Fibres

For MARCH our fibre feature is undyed SUPERWASH top/roving, including Superwash Merino and Superwash Blue-faced Leicester as well as our two SOCK BLENDS of Superwash Merino/Nylon and Superwash BFL/Nylon. These are an excellent choice for new dyers wanting to explore dyeing roving with no fear of it felting. They are great fibres for creating washable garments such as socks or mittens. NONE OF THESE FIBRES ARE GOOD FOR WET FELTING, however. Look for them under Fibres>Natural Roving & Top>Wool or Fibres>Natural Roving & Top>Blends.

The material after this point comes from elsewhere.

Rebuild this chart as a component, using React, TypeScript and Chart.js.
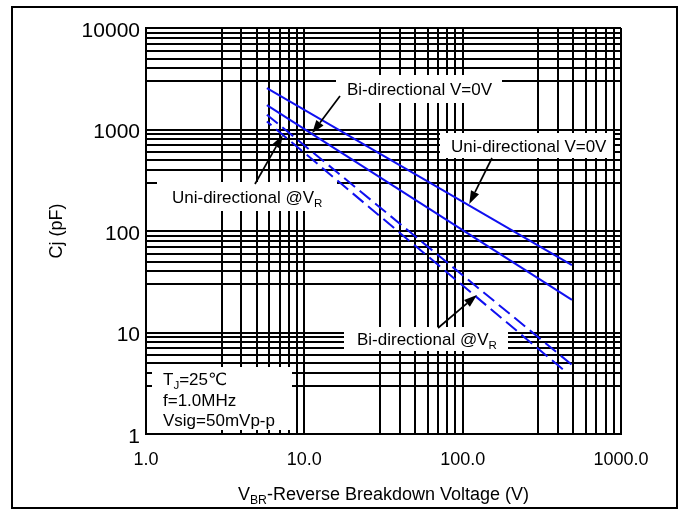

We try to carry as wide a selection as we can get our hands on, in both natural-coloured and dyed fibres. You'll find it in roving or top, some as batts, locks or even fleece. Our customers use our fibre for spinning, felting, doll making, thrum mittens and in some preparations even for direct knitting.

One of our goals is to carry as many natural sheep breeds as we can find, but you'll also find animal fibres from alpaca, llama, camel, angora and cashmere goats, angora rabbit, bison, musk-ox and even yak! We have silk as well, and various plant and man-made fibres such as cotton, soy, ramie, bamboo, flax, nylon and rayon.

We've tried to group our fibres together here in a sensible way to help you find what you are searching for. If you're after something we don't list please drop us a line and we can start looking for a source.

For a few years we carried New Zealand raised raw fleeces from Ashford, and they were gorgeous. Unfortunately the farm certification and export documentation and inspection hurdles were numerous and expensive, so Ashford discontinued supplying these in 2015. We do not currently have the time to run around to individual farms selecting beautiful fleeces, and we will not purchase them without seeing them in person. We suggest contacting some of the professional sheep associations (Provincial, Federal as well as breed associations) as they usually maintain lists of farmers across Canada that raise specific breeds, along with the contact information. Shows such as the Woodstock Fleece Festival are also good places to find farmers selling their fleeces, raw or washed or even processed into rovings.